European Christian pacifists face truth: Peace requires strength
For centuries, many European Christians have proudly declared that following Jesus means rejecting violence. But as Russia’s brutal war against Ukraine drags into its fourth year, even lifelong pacifists are beginning to ask whether peace can survive without the means to defend it.
Christianity Today reports on a moral and theological shift taking place among Europe’s faithful.
Alexander Maßmann, a Christian ethicist who used to oppose to military buildup, now admits, “We are simply faced with naked aggression. There must be some sort of deterrence. To keep the peace, we need security guarantees — and rearmament is helpful in that sense.”
Such a statement would have been unthinkable among Germany’s Protestant leaders a decade ago, when Margot Käßmann, then head of the Evangelical Church in Germany, pushed nonviolence and diplomacy. Käßmann recently repeated her call for a cease-fire in Ukraine and an end to weapons deliveries, reminding believers that “God is not a party to war.”
But not everyone agrees. What has changed the thinking? Russian missiles destroying apartments.
Pacifism risks becoming an ally to the violent when it leaves one side disarmed. Maßmann’s reluctant conclusion echoes the logic of the just war theory: peace may require defending the innocent, even if it means killing other human beings.
This isn’t just a European debate. American churches are divided over whether supporting Ukraine’s defense or Israel’s right to exist contradicts the Gospel of peace. It should be noted that it’s one thing to follow Jesus’ command not to resist an evil person and be willing to surrender your own life in defense of your faith, but Jesus did not command his followers to surrender the lives of others for the same purpose.

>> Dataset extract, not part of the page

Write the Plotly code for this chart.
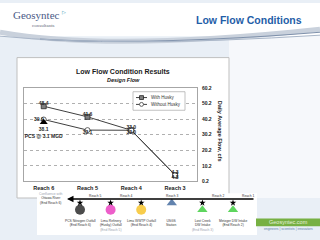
import plotly.graph_objects as go

# ---------------- data ----------------
reaches = ["Reach 6", "Reach 5", "Reach 4", "Reach 3"]
with_husky = [48.4, 41.6, 33.0, 4.3]
without_husky = [39.9, 33.1, 33.0, 4.3]
pcs_reach = ["Reach 6"]
pcs_value = [38.1]
pcs_label = "PCS @ 3.1 MGD"
y_ticks = [0.2, 10.2, 20.2, 30.2, 40.2, 50.2, 60.2]
series_names = ["With Husky", "Without Husky"]

facilities = ["PCS Nitrogen Outfall", "Lima Refinery Outfall", "Lima WWTP Outfall",
              "USGS Station", "Lost Creek DW Intake", "Metzger DW Intake"]
facility_labels = ["PCS Nitrogen Outfall<br>(End Reach 6)",
                   "Lima Refinery<br>(Husky) Outfall<br><span style='color:#9aa3b0'>(End Reach 5)</span>",
                   "Lima WWTP Outfall<br>(End Reach 4)",
                   "USGS<br>Station",
                   "Lost Creek<br>DW Intake<br><span style='color:#9aa3b0'>(End Reach 3)</span>",
                   "Metzger DW Intake<br>(End Reach 2)"]
facility_colors = ["#000000", "#e619b4", "#f5b800", "#1f4e8c", "#19c319", "#19c319"]
facility_symbols = ["circle", "circle", "circle", "triangle-up", "triangle-up", "triangle-up"]
facility_flagged = [True, True, True, False, True, True]
river_reach_labels = ["Reach 5", "Reach 4", "Reach 3", "Reach 2", "Reach 1"]
river_reach_index = [0.5, 1.5, 3.0, 4.5, 5.5]

W, H = 320, 240
def px(x): return x / W
def py(y): return 1 - y / H

FONT = "Liberation Sans"
fig = go.Figure()

# ---------------- main chart ----------------
fig.add_trace(go.Scatter(x=reaches, y=with_husky, name=series_names[0], mode="lines+markers",
                         line=dict(color="#404040", width=1),
                         marker=dict(symbol="square", size=5, color="#808080",
                                     line=dict(color="#262626", width=0.8)),
                         cliponaxis=False, showlegend=False))
fig.add_trace(go.Scatter(x=reaches, y=without_husky, name=series_names[1], mode="lines+markers",
                         line=dict(color="#404040", width=1),
                         marker=dict(symbol="circle", size=5, color="white",
                                     line=dict(color="#404040", width=0.8)),
                         cliponaxis=False, showlegend=False))
lbl_font = dict(family=FONT, size=5, color="#262626", weight="bold")
fig.add_trace(go.Scatter(x=reaches, y=with_husky, mode="text", showlegend=False,
                         text=[f"{v:.1f}" for v in with_husky],
                         textposition="top center", textfont=lbl_font, cliponaxis=False))
fig.add_trace(go.Scatter(x=reaches, y=without_husky, mode="text", showlegend=False,
                         text=[f"{v:.1f}" for v in without_husky],
                         textposition=["middle left", "bottom center", "bottom center", "bottom center"],
                         textfont=lbl_font, cliponaxis=False))
fig.add_trace(go.Scatter(x=pcs_reach, y=pcs_value, mode="markers+text", showlegend=False,
                         marker=dict(symbol="triangle-up", size=7, color="#000000"),
                         text=[f"{pcs_value[0]:.1f}<br>{pcs_label}"],
                         textposition="bottom center", textfont=lbl_font, cliponaxis=False))

# ---------------- river schematic ----------------
flag_x = [f for f, fl in zip(facilities, facility_flagged) if fl]
fig.add_trace(go.Scatter(x=flag_x, y=[1] * len(flag_x), xaxis="x2", yaxis="y2",
                         mode="markers", showlegend=False,
                         marker=dict(symbol="star", size=5, color="#000000")))
fig.add_trace(go.Scatter(x=facilities, y=[0 if fl else 1 for fl in facility_flagged],
                         xaxis="x2", yaxis="y2", mode="markers", showlegend=False,
                         marker=dict(symbol=facility_symbols, color=facility_colors,
                                     size=[10, 10, 10, 9, 9, 9], line=dict(width=0))))

shapes = []
# background pieces
shapes.append(dict(type="rect", xref="paper", yref="paper", x0=0, x1=1, y0=py(34), y1=1,
                   fillcolor="white", line_width=0, layer="below"))
shapes.append(dict(type="rect", xref="paper", yref="paper", x0=px(229), x1=1, y0=py(200), y1=py(34),
                   fillcolor="#f6f8fb", line_width=0, layer="below"))
# swoosh
shapes.append(dict(type="path", xref="paper", yref="paper",
                   path=f"M 0,{py(30)} Q {px(110)},{py(50)} {px(320)},{py(27)}",
                   line=dict(color="#c9d1dc", width=5), layer="below"))
shapes.append(dict(type="path", xref="paper", yref="paper",
                   path=f"M {px(40)},{py(37)} Q {px(150)},{py(44)} {px(320)},{py(30)}",
                   line=dict(color="#7f91ab", width=1.2), layer="below"))
shapes.append(dict(type="path", xref="paper", yref="paper",
                   path=f"M 0,{py(34)} Q {px(120)},{py(46)} {px(320)},{py(33)}",
                   line=dict(color="#a9b6c8", width=1), layer="below"))
# chart box
shapes.append(dict(type="rect", xref="paper", yref="paper", x0=px(17), x1=px(229), y0=py(200), y1=py(56),
                   fillcolor="white", line=dict(color="#bfbfbf", width=1), layer="below"))
# white panel for schematic
shapes.append(dict(type="rect", xref="paper", yref="paper", x0=px(37), x1=px(257), y0=py(238), y1=py(195),
                   fillcolor="white", line_width=0, layer="below"))
# green banner
shapes.append(dict(type="rect", xref="paper", yref="paper", x0=px(256), x1=1, y0=py(229), y1=py(221),
                   fillcolor="#77b043", line_width=0, layer="below"))
# legend box (drawn manually: plotly's legend rows cannot be this small)
shapes.append(dict(type="rect", xref="paper", yref="paper", x0=px(133), x1=px(185), y0=py(110), y1=py(91),
                   fillcolor="white", line=dict(color="#a6a6a6", width=0.7), layer="above"))
for i, yy in enumerate([97, 104]):
    shapes.append(dict(type="line", xref="paper", yref="paper", x0=px(136), x1=px(147), y0=py(yy), y1=py(yy),
                       line=dict(color="#404040", width=1), layer="above"))
shapes.append(dict(type="rect", xref="paper", yref="paper", x0=px(139.5), x1=px(143.5), y0=py(99), y1=py(95),
                   fillcolor="#808080", line=dict(color="#262626", width=0.8), layer="above"))
shapes.append(dict(type="circle", xref="paper", yref="paper", x0=px(139.5), x1=px(143.5), y0=py(106), y1=py(102),
                   fillcolor="white", line=dict(color="#404040", width=0.8), layer="above"))

ann = []
def A(text, x, y, size, color="#333333", family=FONT, weight="normal", xref="paper", xanchor="center",
      yanchor="middle", **kw):
    d = dict(text=text, x=x, y=y, xref=xref, yref="paper", showarrow=False,
             xanchor=xanchor, yanchor=yanchor,
             font=dict(family=family, size=size, color=color, weight=weight))
    d.update(kw)
    ann.append(d)

A("Geosyntec", px(36), py(12), 11, "#4a5a86", family="Liberation Serif")
A("▷", px(64), py(9), 5, "#2e8fb0", family="DejaVu Sans")
A("consultants", px(43), py(23), 5, "#666e7e", family="Liberation Serif")
A("Low Flow Conditions", px(249), py(17), 10.5, "#1f5ea8", weight="bold")
A("Low Flow Condition Results", px(123), py(70), 7, "#1a1a1a", weight="bold")
A("<i>Design Flow</i>", px(123), py(79), 5.5, "#1a1a1a", weight="bold")
A("Daily Average Flow, cfs", px(220), py(131), 5.5, "#1a1a1a", weight="bold", textangle=90)
A(series_names[0], px(149), py(97), 4.5, "#333333", xanchor="left")
A(series_names[1], px(149), py(104), 4.5, "#333333", xanchor="left")
# river arrow
ann.append(dict(text="", x=px(67), y=py(201), xref="paper", yref="paper", showarrow=True,
                ax=188, ay=0, arrowhead=2, arrowsize=1, arrowwidth=1.3, arrowcolor="#000000"))
A("<span style='color:#9aa3b0'>Confluence with</span><br>Ottawa River<br>(End Reach 6)",
  px(51), py(201), 3.3)
for lab, xi in zip(river_reach_labels, river_reach_index):
    A(lab, xi, py(198), 3.3, xref="x2")
for f, lab in zip(facilities, facility_labels):
    A(lab, f, py(219), 3.3, xref="x2", yanchor="top")
A("Geosyntec.com", px(288), py(225), 5.5, "#e6f0da")
A("engineers | scientists | innovators", px(288), py(232), 3.3, "#5d80aa")

fig.update_layout(
    width=W, height=H, autosize=False, margin=dict(l=0, r=0, t=0, b=0),
    paper_bgcolor="#e9eff6", plot_bgcolor="white",
    font=dict(family=FONT),
    shapes=shapes, annotations=ann,
    showlegend=False,
    xaxis=dict(domain=[px(24), px(197)], type="category", categoryorder="array",
               categoryarray=reaches, range=[-0.45, 3.5],
               showline=True, mirror=True, linecolor="#a6a6a6", linewidth=0.8,
               showgrid=False, ticks="", ticklabelstandoff=1,
               tickfont=dict(family=FONT, size=5.5, color="#1a1a1a", weight="bold")),
    yaxis=dict(domain=[py(183), py(87)], side="right", range=[0.2, 60.2],
               tickvals=y_ticks, ticktext=[f"{v:.1f}" for v in y_ticks],
               showline=True, mirror=True, linecolor="#a6a6a6", linewidth=0.8,
               showgrid=True, gridcolor="#b0b0b0", griddash="dot", gridwidth=0.6,
               zeroline=False, ticks="", ticklabelstandoff=3,
               tickfont=dict(family=FONT, size=5, color="#1a1a1a", weight="bold")),
    xaxis2=dict(domain=[px(64.7), px(248.3)], type="category", categoryorder="array",
                categoryarray=facilities, range=[-0.5, 5.5], anchor="y2",
                visible=False),
    yaxis2=dict(domain=[py(226), py(196)], range=[-2, 2.286], anchor="x2", visible=False),
)

fig.write_html("out.html")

Micael Grenholm, a Swedish Pentecostal and advocate of “conscientious nonviolence,” disagrees. “Jesus isn’t telling his followers to give up in the face of oppression or military violence,” he argues, “but pointing to another way that is a stronger, more successful force in opposing evil.” Grenholm cites early Christian examples of Tertullian, Origen and Justin Martyr as well as modern studies suggesting nonviolent resistance can sometimes be more effective than war.
But can that work in the modern world? Nonviolent resistance may frustrate a corrupt regime, but it cannot stop tanks or repel missile strikes. As Ukraine’s cities burn and civilians shelter in subways, many European Christians now face what American theologian Reinhold Niebuhr called “the irony of history” that moral purity, when detached from practical responsibility, can lead to greater injustice.
Even Christianity Today’s pacifist sources acknowledge the point. The German Evangelical Alliance’s political commissioner, Johann Matthies, says he personally leans pacifist but adds that failing to strengthen Ukraine’s air defense is “not only politically shortsighted” but also “cynical.” Every Christian, he said, must ask whether they will “carry a sword — either by serving the military or by voting for political platforms that promote rearmament.”
What Europe’s pacifists are discovering is something many in the West forgot after the Cold War: peace is not the natural state of the world. It is held in place by courage, vigilance and, yes, sometimes arms.
The church must still pray for peace, but it must also remember that sometimes, as Ecclesiastes notes, “there is a time for war.”